- Film poster
- Directed by: Neville de Almeida
- Written by: Júlio Bressane (story) and Neville de Almeida
- Starring: Cláudia Raia Louise Cardoso Alexandre Frota Maria Gladys Ana Beatriz Nogueira
- Distributed by: Cineville Produções Cinematográficas
- Release date: 1991;
- Running time: 90 min.
- Country: Brazil
- Language: Portuguese

= Killed the Family and Went to the Movies (1991 film) =

1991 film directed by Neville d'Almeida

Matou a Família e Foi ao Cinema (Killed the Family and Went to the Movies) is a Brazilian film directed by Neville de Almeida and released in 1991. It is a remake of the original 1969 film directed by Júlio Bressane.

==Production==
Actress Cláudia Raia talked about her difficulties in filming a nude scene with a horse for this movie.
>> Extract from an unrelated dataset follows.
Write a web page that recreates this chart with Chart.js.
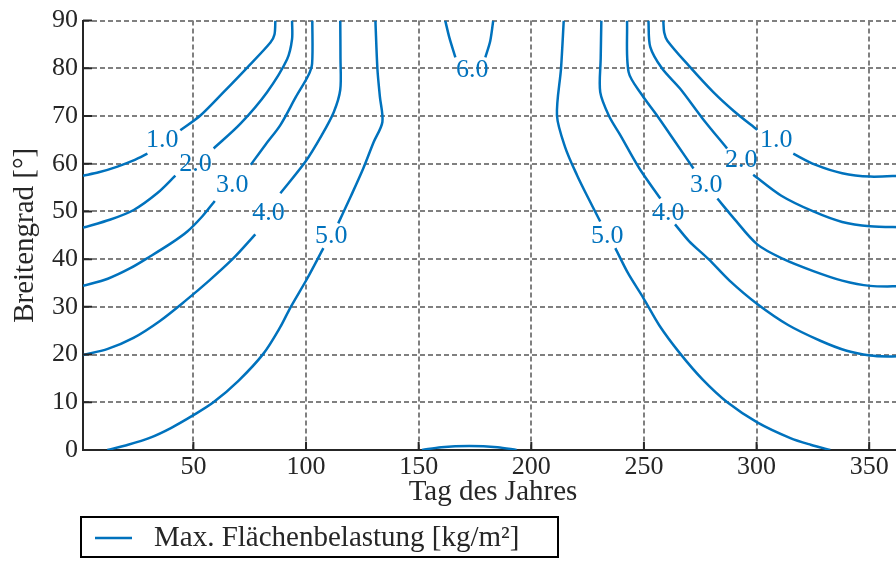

Raia said that for this scene, filmed on a cold dawn, she wore only a bodice and that the horse needed to be calmed down in a moment. "There was a scene of mine naked, only with a bodice, which we shot on a cold morning in Teresópolis. My character almost had sex with the horse, which was actually her dream. At a certain point, the horse went crazy and needed to be removed from the scene in order to get a little out of it ", she said.